For the copy, please give all of the data again exactly and leave the pictures out.

= = = = =

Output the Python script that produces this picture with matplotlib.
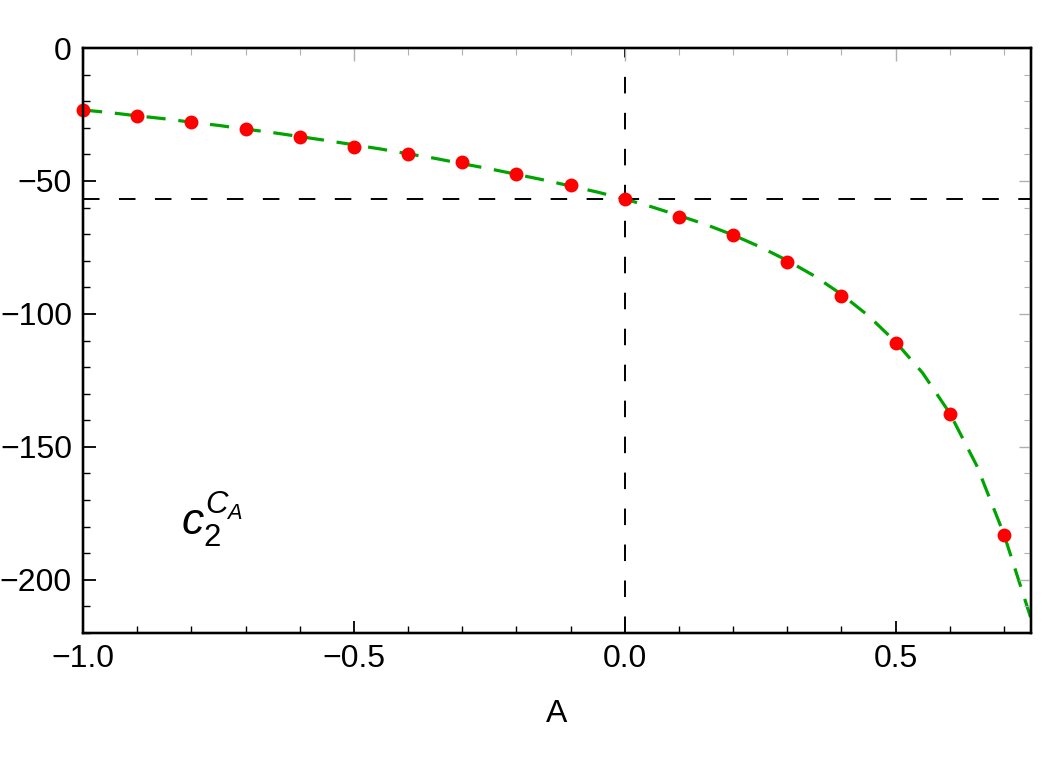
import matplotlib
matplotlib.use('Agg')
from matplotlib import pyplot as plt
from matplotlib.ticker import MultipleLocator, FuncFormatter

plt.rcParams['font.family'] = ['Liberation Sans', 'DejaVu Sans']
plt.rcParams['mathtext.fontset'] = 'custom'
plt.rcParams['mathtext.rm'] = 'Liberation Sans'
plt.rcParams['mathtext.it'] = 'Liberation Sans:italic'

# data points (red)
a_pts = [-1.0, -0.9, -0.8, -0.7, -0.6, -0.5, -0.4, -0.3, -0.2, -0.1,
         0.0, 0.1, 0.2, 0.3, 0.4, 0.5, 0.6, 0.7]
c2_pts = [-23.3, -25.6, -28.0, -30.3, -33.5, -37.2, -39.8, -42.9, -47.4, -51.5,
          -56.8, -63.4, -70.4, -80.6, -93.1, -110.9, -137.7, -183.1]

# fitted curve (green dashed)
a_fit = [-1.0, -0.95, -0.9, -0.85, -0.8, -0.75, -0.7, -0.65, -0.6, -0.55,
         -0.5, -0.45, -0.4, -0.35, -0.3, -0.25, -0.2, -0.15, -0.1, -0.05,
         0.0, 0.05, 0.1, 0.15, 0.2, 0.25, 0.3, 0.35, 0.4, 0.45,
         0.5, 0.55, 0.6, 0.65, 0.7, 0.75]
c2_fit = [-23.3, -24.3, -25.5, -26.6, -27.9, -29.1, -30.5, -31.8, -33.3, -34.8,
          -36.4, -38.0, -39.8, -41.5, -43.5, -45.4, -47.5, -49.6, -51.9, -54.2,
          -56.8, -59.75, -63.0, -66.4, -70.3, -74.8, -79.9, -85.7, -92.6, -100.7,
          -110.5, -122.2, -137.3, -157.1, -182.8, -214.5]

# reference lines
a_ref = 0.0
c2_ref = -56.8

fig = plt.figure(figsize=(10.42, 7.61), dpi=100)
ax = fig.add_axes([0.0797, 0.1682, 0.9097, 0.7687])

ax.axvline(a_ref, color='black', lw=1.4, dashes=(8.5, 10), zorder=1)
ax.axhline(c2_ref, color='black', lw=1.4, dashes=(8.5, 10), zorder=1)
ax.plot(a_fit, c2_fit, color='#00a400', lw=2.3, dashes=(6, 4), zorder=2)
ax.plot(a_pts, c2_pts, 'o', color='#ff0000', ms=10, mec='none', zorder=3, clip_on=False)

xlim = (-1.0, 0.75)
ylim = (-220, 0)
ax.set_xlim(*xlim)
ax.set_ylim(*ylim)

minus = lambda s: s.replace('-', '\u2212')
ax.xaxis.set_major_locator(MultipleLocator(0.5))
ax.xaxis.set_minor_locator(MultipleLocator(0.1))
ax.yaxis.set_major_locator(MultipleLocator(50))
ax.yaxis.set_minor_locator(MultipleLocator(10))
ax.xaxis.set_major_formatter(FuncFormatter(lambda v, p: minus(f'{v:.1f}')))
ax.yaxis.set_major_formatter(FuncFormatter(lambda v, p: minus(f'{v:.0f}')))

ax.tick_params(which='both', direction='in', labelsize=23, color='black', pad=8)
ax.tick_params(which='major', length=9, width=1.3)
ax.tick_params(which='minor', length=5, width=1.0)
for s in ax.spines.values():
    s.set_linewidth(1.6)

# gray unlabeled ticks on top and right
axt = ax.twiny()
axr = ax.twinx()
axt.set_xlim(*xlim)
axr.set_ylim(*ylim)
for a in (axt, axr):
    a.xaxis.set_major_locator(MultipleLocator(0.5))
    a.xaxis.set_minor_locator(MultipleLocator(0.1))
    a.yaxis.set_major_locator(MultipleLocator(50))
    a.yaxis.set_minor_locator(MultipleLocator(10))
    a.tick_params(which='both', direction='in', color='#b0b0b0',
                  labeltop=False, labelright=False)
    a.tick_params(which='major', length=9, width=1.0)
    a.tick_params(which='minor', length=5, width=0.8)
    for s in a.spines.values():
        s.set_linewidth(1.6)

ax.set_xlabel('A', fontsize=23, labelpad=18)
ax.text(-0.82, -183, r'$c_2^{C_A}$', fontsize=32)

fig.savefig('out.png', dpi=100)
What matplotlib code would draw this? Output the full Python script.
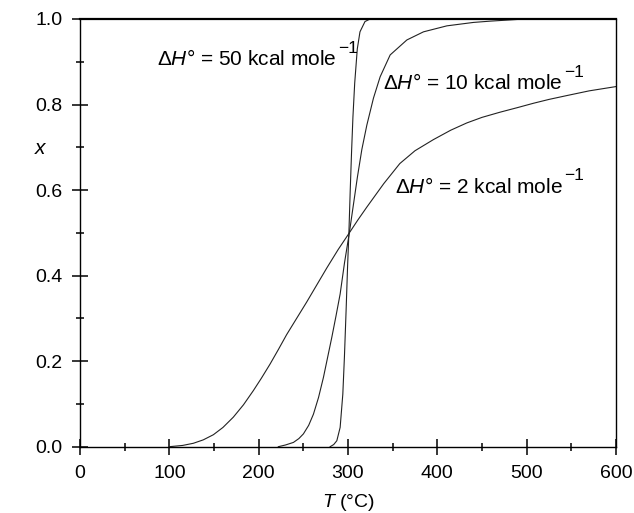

= = = = =

> _Complete answer_
Output the Python script that produces this picture with matplotlib.
import matplotlib
matplotlib.use('Agg')
from matplotlib import pyplot as plt
from matplotlib.ticker import MultipleLocator, FuncFormatter

plt.rcParams['font.family'] = ['Liberation Sans', 'DejaVu Sans']
plt.rcParams['mathtext.fontset'] = 'custom'
plt.rcParams['mathtext.rm'] = 'Liberation Sans'
plt.rcParams['mathtext.it'] = 'Liberation Sans:italic'

# data points (red)
a_pts = [-1.0, -0.9, -0.8, -0.7, -0.6, -0.5, -0.4, -0.3, -0.2, -0.1,
         0.0, 0.1, 0.2, 0.3, 0.4, 0.5, 0.6, 0.7]
c2_pts = [-23.3, -25.6, -28.0, -30.3, -33.5, -37.2, -39.8, -42.9, -47.4, -51.5,
          -56.8, -63.4, -70.4, -80.6, -93.1, -110.9, -137.7, -183.1]

# fitted curve (green dashed)
a_fit = [-1.0, -0.95, -0.9, -0.85, -0.8, -0.75, -0.7, -0.65, -0.6, -0.55,
         -0.5, -0.45, -0.4, -0.35, -0.3, -0.25, -0.2, -0.15, -0.1, -0.05,
         0.0, 0.05, 0.1, 0.15, 0.2, 0.25, 0.3, 0.35, 0.4, 0.45,
         0.5, 0.55, 0.6, 0.65, 0.7, 0.75]
c2_fit = [-23.3, -24.3, -25.5, -26.6, -27.9, -29.1, -30.5, -31.8, -33.3, -34.8,
          -36.4, -38.0, -39.8, -41.5, -43.5, -45.4, -47.5, -49.6, -51.9, -54.2,
          -56.8, -59.75, -63.0, -66.4, -70.3, -74.8, -79.9, -85.7, -92.6, -100.7,
          -110.5, -122.2, -137.3, -157.1, -182.8, -214.5]

# reference lines
a_ref = 0.0
c2_ref = -56.8

fig = plt.figure(figsize=(10.42, 7.61), dpi=100)
ax = fig.add_axes([0.0797, 0.1682, 0.9097, 0.7687])

ax.axvline(a_ref, color='black', lw=1.4, dashes=(8.5, 10), zorder=1)
ax.axhline(c2_ref, color='black', lw=1.4, dashes=(8.5, 10), zorder=1)
ax.plot(a_fit, c2_fit, color='#00a400', lw=2.3, dashes=(6, 4), zorder=2)
ax.plot(a_pts, c2_pts, 'o', color='#ff0000', ms=10, mec='none', zorder=3, clip_on=False)

xlim = (-1.0, 0.75)
ylim = (-220, 0)
ax.set_xlim(*xlim)
ax.set_ylim(*ylim)

minus = lambda s: s.replace('-', '\u2212')
ax.xaxis.set_major_locator(MultipleLocator(0.5))
ax.xaxis.set_minor_locator(MultipleLocator(0.1))
ax.yaxis.set_major_locator(MultipleLocator(50))
ax.yaxis.set_minor_locator(MultipleLocator(10))
ax.xaxis.set_major_formatter(FuncFormatter(lambda v, p: minus(f'{v:.1f}')))
ax.yaxis.set_major_formatter(FuncFormatter(lambda v, p: minus(f'{v:.0f}')))

ax.tick_params(which='both', direction='in', labelsize=23, color='black', pad=8)
ax.tick_params(which='major', length=9, width=1.3)
ax.tick_params(which='minor', length=5, width=1.0)
for s in ax.spines.values():
    s.set_linewidth(1.6)

# gray unlabeled ticks on top and right
axt = ax.twiny()
axr = ax.twinx()
axt.set_xlim(*xlim)
axr.set_ylim(*ylim)
for a in (axt, axr):
    a.xaxis.set_major_locator(MultipleLocator(0.5))
    a.xaxis.set_minor_locator(MultipleLocator(0.1))
    a.yaxis.set_major_locator(MultipleLocator(50))
    a.yaxis.set_minor_locator(MultipleLocator(10))
    a.tick_params(which='both', direction='in', color='#b0b0b0',
                  labeltop=False, labelright=False)
    a.tick_params(which='major', length=9, width=1.0)
    a.tick_params(which='minor', length=5, width=0.8)
    for s in a.spines.values():
        s.set_linewidth(1.6)

ax.set_xlabel('A', fontsize=23, labelpad=18)
ax.text(-0.82, -183, r'$c_2^{C_A}$', fontsize=32)

fig.savefig('out.png', dpi=100)
What matplotlib code would draw this? Output the full Python script.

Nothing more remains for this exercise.